La leptospirose est la maladie la plus redoutable, avec un taux de mortalité pouvant atteindre 90 % chez les chiens non traités. Elle est causée par des bactéries présentes dans les urines de rongeurs et se transmet via l’eau stagnante.
Un chien peut-il être contaminé sans boire l’eau ?
Oui, la contamination peut se faire par la peau, surtout si elle est abîmée, ou par ingestion indirecte, comme en léchant ses pattes après avoir marché dans une zone souillée.
La vaccination contre la leptospirose est-elle obligatoire ?

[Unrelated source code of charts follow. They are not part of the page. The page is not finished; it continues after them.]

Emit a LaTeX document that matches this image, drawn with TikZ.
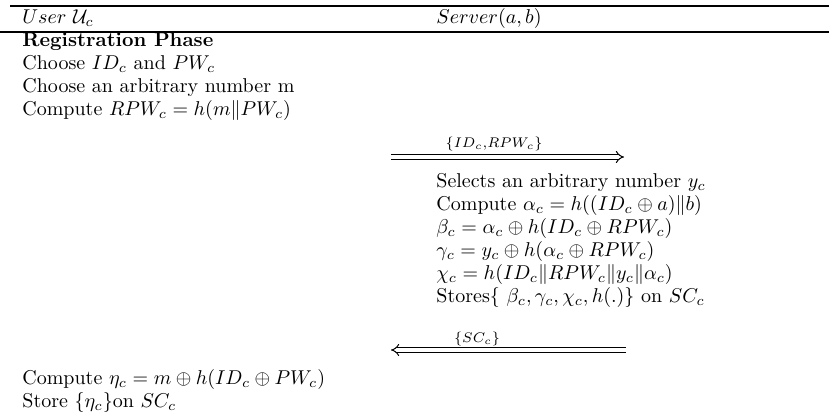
\documentclass[tikz,border=0pt]{standalone}
\usetikzlibrary{arrows.meta}
\begin{document}
\begin{tikzpicture}[x=0.5pt,y=-0.5pt,
  txt/.style={anchor=base west,inner sep=0pt,text depth=0pt,font=\fontsize{10}{12}\selectfont},
  lbl/.style={anchor=base,inner sep=0pt,font=\fontsize{7}{8}\selectfont},
  msg/.style={double,double distance=1.6pt,line width=0.5pt}]
\useasboundingbox (0,0) rectangle (829,416);
% rules
\coordinate (r1a) at (10,6); \coordinate (r1b) at (829,6);
\coordinate (r2a) at (0,32); \coordinate (r2b) at (829,32);
\draw[line width=0.6pt] (r1a) -- (r1b);
\draw[line width=0.6pt] (r2a) -- (r2b);
% headers
\node[txt] (hu) at (22,24) {$User\ \mathcal{U}_c$};
\node[txt] (hs) at (436,24) {$Server(a,b)$};
% user side
\node[txt] (u1) at (22,47) {\textbf{Registration Phase}};
\node[txt] (u2) at (22,70) {Choose $ID_c$ and $PW_c$};
\node[txt] (u3) at (22,93) {Choose an arbitrary number m};
\node[txt] (u4) at (22,116) {Compute $RPW_c=h(m\|PW_c)$};
% message 1
\coordinate (m1s) at (391,157); \coordinate (m1e) at (624,157);
\draw[msg,-{Implies}] (m1s) -- (m1e);
\node[lbl] (l1) at (494,148) {$\{ID_c{,}RPW_c\}$};
% server side
\node[txt] (s1) at (436,188) {Selects an arbitrary number $y_c$};
\node[txt] (s2) at (436,211) {Compute $\alpha_c=h((ID_c\oplus a)\|b)$};
\node[txt] (s3) at (436,234) {$\beta_c=\alpha_c\oplus h(ID_c\oplus RPW_c)$};
\node[txt] (s4) at (436,257) {$\gamma_c=y_c\oplus h(\alpha_c\oplus RPW_c)$};
\node[txt] (s5) at (436,280) {$\chi_c=h(ID_c\|RPW_c\|y_c\|\alpha_c)$};
\node[txt] (s6) at (436,303) {Stores\{ $\beta_c,\gamma_c,\chi_c,h(.)\}$ on $SC_c$};
% message 2
\coordinate (m2s) at (626,350); \coordinate (m2e) at (391,350);
\draw[msg,-{Implies}] (m2s) -- (m2e);
\node[lbl] (l2) at (477,343) {$\{SC_c\}$};
% user side end
\node[txt] (u5) at (22,385) {Compute $\eta_c=m\oplus h(ID_c\oplus PW_c)$};
\node[txt] (u6) at (22,408) {Store $\{\eta_c\}$on $SC_c$};
\end{tikzpicture}
\end{document}
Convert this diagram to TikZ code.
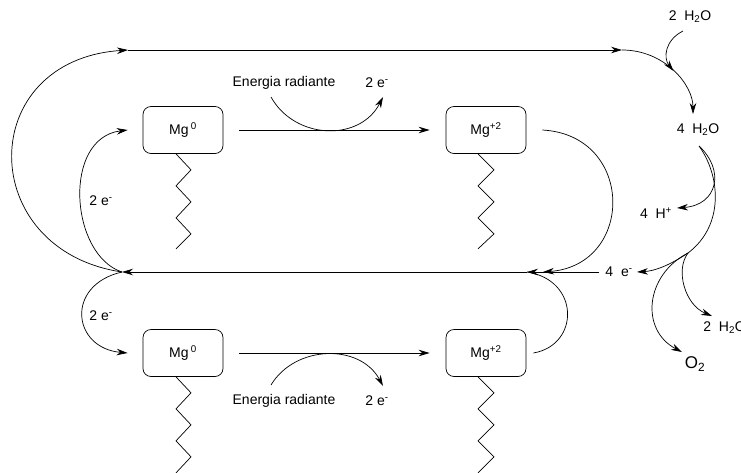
\documentclass[tikz,border=0pt]{standalone}
\usepackage{fontspec}
\setmainfont{Liberation Sans}
\usetikzlibrary{arrows.meta}
\begin{document}
\begin{tikzpicture}[x=1pt,y=-1pt,
  line width=0.7pt,
  arr/.style={-{Stealth[length=11pt,width=6.5pt]}},
  mgbox/.style={draw,rounded corners=8pt,minimum width=80pt,minimum height=47pt,inner sep=0pt},
  lbl/.style={inner sep=0pt,font=\fontsize{14}{16}\selectfont},
  zig/.style={line width=0.7pt}]
\useasboundingbox (0,0) rectangle (741,472);

% boxes
\node[mgbox,lbl] (m1) at (183,130) {Mg\,\textsuperscript{0}};
\node[mgbox,lbl] (m2) at (486,130) {Mg\textsuperscript{+2}};
\node[mgbox,lbl] (m3) at (183,353) {Mg\,\textsuperscript{0}};
\node[mgbox,lbl] (m4) at (486,353) {Mg\textsuperscript{+2}};

% labels
\node[lbl] (er1) at (284,83) {Energia radiante};
\node[lbl] (e1) at (377,83) {2 e\textsuperscript{-}};
\node[lbl] (er2) at (284,401) {Energia radiante};
\node[lbl] (e2) at (377,401) {2 e\textsuperscript{-}};
\node[lbl] (eL1) at (101,201) {2 e\textsuperscript{-}};
\node[lbl] (eL2) at (101,316) {2 e\textsuperscript{-}};
\node[lbl] (wtop) at (690,17) {2~~H\textsubscript{2}O};
\node[lbl] (w4) at (698,130) {4~~H\textsubscript{2}O};
\node[lbl] (hp) at (656,213) {4~~H\textsuperscript{+}};
\node[lbl] (e4) at (619,272) {4~~e\textsuperscript{-}};
\node[lbl,anchor=west] (w2) at (703,328) {2~~H\textsubscript{2}O};
\node[inner sep=0pt,font=\fontsize{17}{19}\selectfont] (o2) at (695,364) {O\textsubscript{2}};

% coordinates
\coordinate (L) at (122,272);
\coordinate (T) at (128,50);
\coordinate (TR) at (622,50);
\coordinate (w4in) at (693,114);
\coordinate (wt1) at (683,31);
\coordinate (wt2) at (673.5,71);
\coordinate (J) at (527,272);
\coordinate (ws) at (699,146);
\coordinate (sp) at (688,253);
\coordinate (hpin) at (677,208);
\coordinate (e4in) at (637,272);
\coordinate (o2in) at (682,352);
\coordinate (w2in) at (712,316);
\coordinate (a1s) at (271,97);
\coordinate (a1e) at (383,97);
\coordinate (a2s) at (271,385);
\coordinate (a2e) at (383,386);
\coordinate (m2r) at (543,272);

% outer loop
\draw[arr] (L) .. controls (-25,250) and (-25,60) .. (T);
\draw[arr] (T) -- (TR);
\draw[arr] (TR) .. controls (665,50) and (693,85) .. (w4in);
\draw[arr] (wt1) .. controls (665,40) and (663,58) .. (wt2);

% left electron arcs
\draw[arr] (L) .. controls (70,255) and (62,138) .. ([xshift=-15pt]m1.west);
\draw[arr] (L) .. controls (65,285) and (72,348) .. ([xshift=-15pt]m3.west);

% Mg0 -> Mg+2
\draw[arr] ([xshift=16pt]m1.east) -- ([xshift=-16pt]m2.west);
\draw[arr] ([xshift=16pt]m3.east) -- ([xshift=-16pt]m4.west);

% radiant energy arcs
\draw[arr] (a1s) .. controls (295,140) and (360,142) .. (a1e);
\draw[arr] (a2s) .. controls (295,345) and (360,343) .. (a2e);

% middle line and right curves
\draw[arr] ([xshift=-6pt]e4.west) -- (J);
\draw[arr] (J) -- (L);
\draw[arr] ([xshift=16pt]m2.east) .. controls (635,135) and (635,265) .. (m2r);
\draw ([xshift=7pt]m4.east) .. controls (580,345) and (580,280) .. (J);

% water splitting
\draw[arr] (ws) .. controls (725,170) and (718,205) .. (hpin);
\draw (ws) .. controls (720,175) and (725,225) .. (sp);
\draw[arr] (sp) .. controls (670,265) and (655,271) .. (e4in);
\draw[arr] (sp) .. controls (645,275) and (640,330) .. (o2in);
\draw[arr] (sp) .. controls (675,270) and (685,305) .. (w2in);

% zigzag chains
\draw[zig] ([xshift=-7pt]m1.south) -- ++(15,16) -- ++(-15,16) -- ++(15,16) -- ++(-15,16) -- ++(15,16) -- ++(-15,15);
\draw[zig] ([xshift=-8pt]m2.south) -- ++(16,16) -- ++(-16,16) -- ++(16,16) -- ++(-16,16) -- ++(16,16) -- ++(-16,15);
\draw[zig] ([xshift=-7pt]m3.south) -- ++(15,16) -- ++(-15,16) -- ++(15,16) -- ++(-15,16) -- ++(15,16) -- ++(-15,16);
\draw[zig] ([xshift=-8pt]m4.south) -- ++(16,16) -- ++(-16,16) -- ++(16,16) -- ++(-16,16) -- ++(16,16) -- ++(-16,16);
\end{tikzpicture}
\end{document}
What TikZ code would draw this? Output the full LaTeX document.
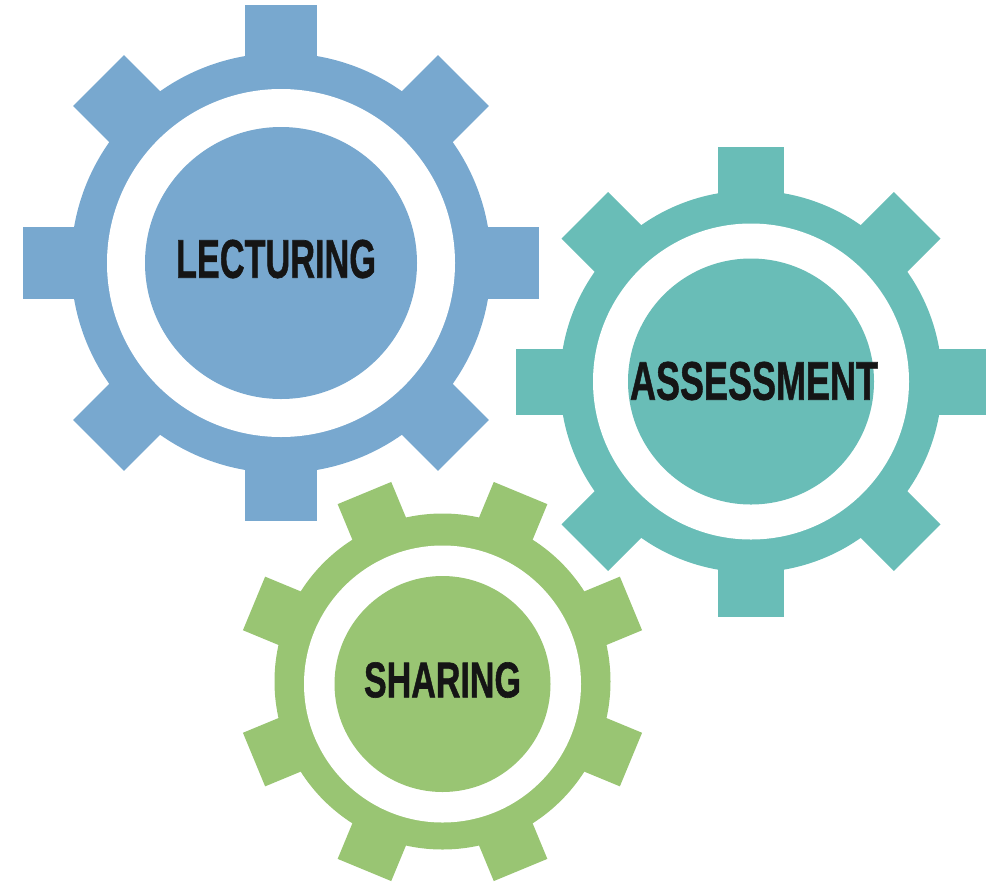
\documentclass[tikz,border=0pt]{standalone}
\usepackage{fontspec}
\setmainfont{Liberation Sans}
\newfontfamily\gearfont[FakeBold=1.2]{Liberation Sans}
\definecolor{gblue}{HTML}{78A8CF}
\definecolor{gteal}{HTML}{69BDB7}
\definecolor{ggreen}{HTML}{99C573}
\definecolor{gtext}{HTML}{151515}
\tikzset{x=1pt,y=-1pt,
 gearlabel/.style={font=\gearfont\bfseries,text=gtext,inner sep=0pt},
}
% body: #1 colour, #2 cx, #3 cy, #4 ring r, #5 tooth r, #6 half tooth width, #7 start angle
\newcommand{\gearbody}[7]{%
 \fill[#1] (#2,#3) circle[radius=#4];
 \foreach \a in {0,45,...,315}{%
  \fill[#1,shift={(#2,#3)},rotate=\a+#7] (-#6,-#4+6) -- (-#6,-#5) -- (#6,-#5) -- (#6,-#4+6) -- cycle;
 }
}
% hub: #1 colour, #2 cx, #3 cy, #4 disc r, #5 white r
\newcommand{\gearhub}[5]{%
 \fill[white] (#2,#3) circle[radius=#5];
 \fill[#1] (#2,#3) circle[radius=#4];
}
\begin{document}
\begin{tikzpicture}
\useasboundingbox (0,0) rectangle (990,884);
\gearbody{gblue}{281}{263}{210}{258}{36}{0}
\gearhub{gblue}{281}{263}{136}{174}
\gearbody{gteal}{751}{381.5}{191}{235}{33}{0}
\gearhub{gteal}{751}{381.5}{123}{158}
\gearbody{ggreen}{442.5}{681.5}{168}{204}{29}{22.5}
\gearhub{ggreen}{442.5}{684}{108}{138.5}
\node[gearlabel] (lect) at (276,259) {\resizebox{200pt}{38pt}{LECTURING}};
\node[gearlabel] (asse) at (754,381) {\resizebox{248pt}{38pt}{ASSESSMENT}};
\node[gearlabel] (shar) at (442.5,680) {\resizebox{157pt}{35pt}{SHARING}};
\end{tikzpicture}
\end{document}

Elle n’est pas obligatoire par la loi, mais fortement recommandée par les vétérinaires. Elle doit être renouvelée chaque année sans exception pour rester efficace.
Quels accessoires faut-il emporter pour protéger son chien en balade ?
Une bouteille d’eau potable et une gamelle pliable sont essentiels. En zone rurale ou après traitement agricole, une laisse peut aussi éviter les contacts dangereux.
L’eau de mer est-elle toxique pour les chiens ?
Elle n’est pas toxique en soi, mais sa forte teneur en sel provoque une déshydratation et des troubles digestifs sévères. Il est donc déconseillé de laisser un chien s’abreuver en bord de mer.